# Wikidata JSON Dumps

> Welcome!
> 
> For this notebook we will not be using [PAWS](https://hub-paws.wmcloud.org/) as the data sizes are too large

This notebook provides an overview of working with the [Wikidata Dumps](https://www.wikidata.org/wiki/Wikidata:Database_download) using [requests](https://requests.readthedocs.io/en/latest/) and other Python libraries. For the functions that are used for this notebook, please see the [mismatch generation utils file on GitHub](https://github.com/Wikidata/Purdue-Data-Mine-2024/blob/main/MismatchGeneration/utils.py). The dumps themselves can be found at [dumps.wikimedia.org/other/wikibase/wikidatawiki](https://dumps.wikimedia.org/other/wikibase/wikidatawiki/).

**Note**: if you ever find yourself working with the dumps for other Wikimedia projects, we'd suggest using the XML dumps instead of the JSON dumps as the added structure of XML allows you to more easily handle the entries. It's not a good idea to use XML for Wikidata as the format of the JSON data embedded in the XML dumps is subject to change without notice, and may be inconsistent between revisions ([source](https://www.wikidata.org/wiki/Wikidata:Database_download#XML_dumps)). For other projects XML is the preferred method.

In [1]:
# pip install pymysql

In [2]:
# pip install tensorflow

In [3]:
# pip install jupyter-black

In [4]:
%load_ext jupyter_black

## Download Dump

In [5]:
import sys

PATH_TO_UTILS = "../MismatchGeneration/"  # change based on your directory structure
sys.path.append(PATH_TO_UTILS)

from utils import download_wikidata_json_dump, parse_wikidata_dump_to_ndjson

In [6]:
# You cannot run this in PAWS as even a 2 GB file is too large for the system.
download_wikidata_json_dump(
    target_dir="../MismatchGeneration/Data", dump_id=False  # get the most recent dump
)

Target Wikidata dump file is 'latest-all.json.bz2'.

The desired dump already exists locally at ../MismatchGeneration/Data/latest-all.json.bz2 (86.29 GBs).

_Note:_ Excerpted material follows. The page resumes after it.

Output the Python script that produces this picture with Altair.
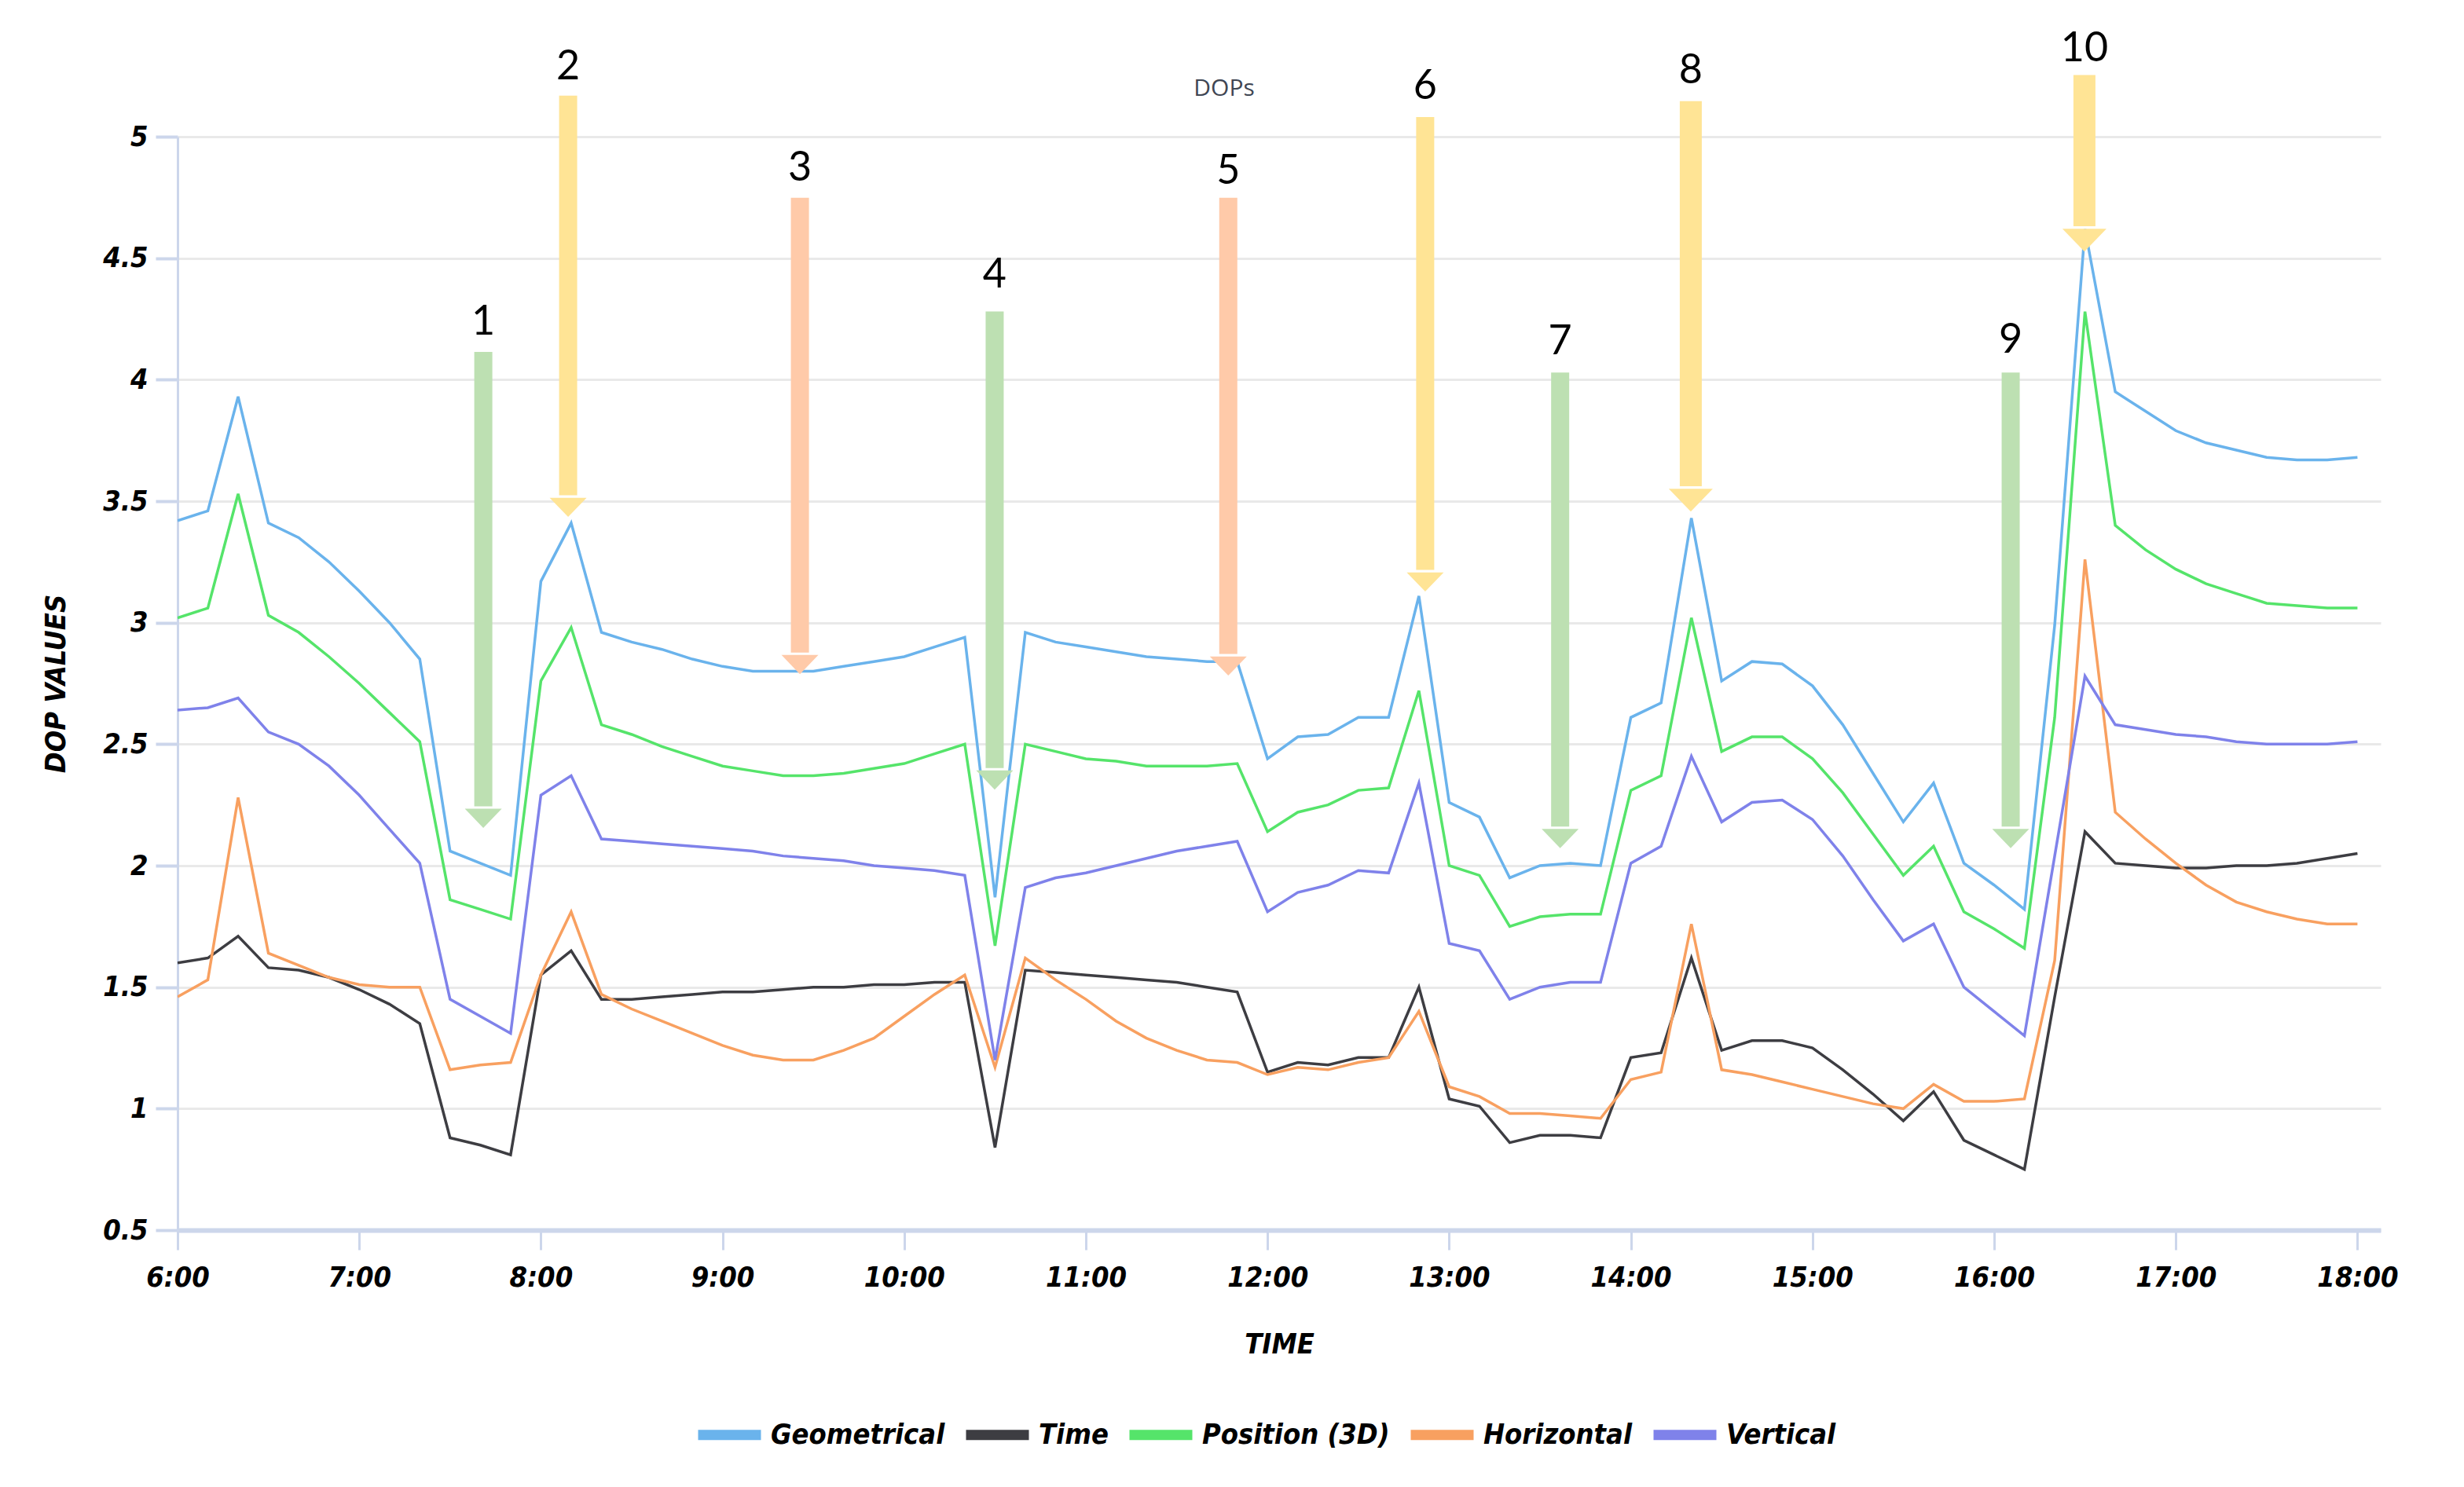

Skipping download.


## Total Wikidata Items

We want the total Wikidata items so that we can have a general estimate of the number of QIDs for [tqdm](https://github.com/tqdm/tqdm) progress bars when parsing the data. We're using the estimate we found in Notebook 3 because if we wanted the exact number of items in the dump, we'd need to load it all into memory.

In [7]:
# From the Wiki Replicas section in Notebook 3.
total_wikidata_items = 111351401  # could be used for `input_limit` in a full parse

## Parsing Dump

Returns the first two members of (`P361`) the European Union (`Q458`) given the order of the dump (Belgium and Portugal).

In [8]:
parse_wikidata_dump_to_ndjson(
    pids=["P361"],  # what PIDs should returned entities have
    pid_values=["Q458"],  # what values should the properties have
    pid_value_props=None,  # ex: for passing units or languages
    prop_intersection=True,  # returned entities must have all props
    output_file_path="../MismatchGeneration/Data/test-parse.ndjson",
    input_file_path="../MismatchGeneration/Data/latest-all.json.bz2",
    output_limit=2,
    input_limit=None,
    verbose=True,
)

The output file ../MismatchGeneration/Data/test-parse.ndjson already exists.
This file will be rewritten.


Outputs returned:   0%|          | 0/2 [00:00<?, ?entries/s]

Parsed 9 entries in the JSON dump into an NDJSON file with 2 entities.


Returns entities that have an area (`P2046`) of `30528` with a unit of square kilometers (`Q712226`) within the first two entities of the dump (Belgium).

In [9]:
parse_wikidata_dump_to_ndjson(
    pids=["P2046"],  # what PIDs should returned entities have
    pid_values=["+30528"],  # what values should the properties have
    pid_value_props=[
        "http://www.wikidata.org/entity/Q712226"
    ],  # ex: for passing units or languages
    prop_intersection=True,  # returned entities must have all props
    output_file_path="../MismatchGeneration/Data/test-parse.ndjson",
    input_file_path="../MismatchGeneration/Data/latest-all.json.bz2",
    output_limit=None,
    input_limit=2,
    verbose=True,
)

The output file ../MismatchGeneration/Data/test-parse.ndjson already exists.
This file will be rewritten.


Entries processed:   0%|          | 0/2 [00:00<?, ?entries/s]

Parsed 2 entries in the JSON dump into an NDJSON file with 1 entities.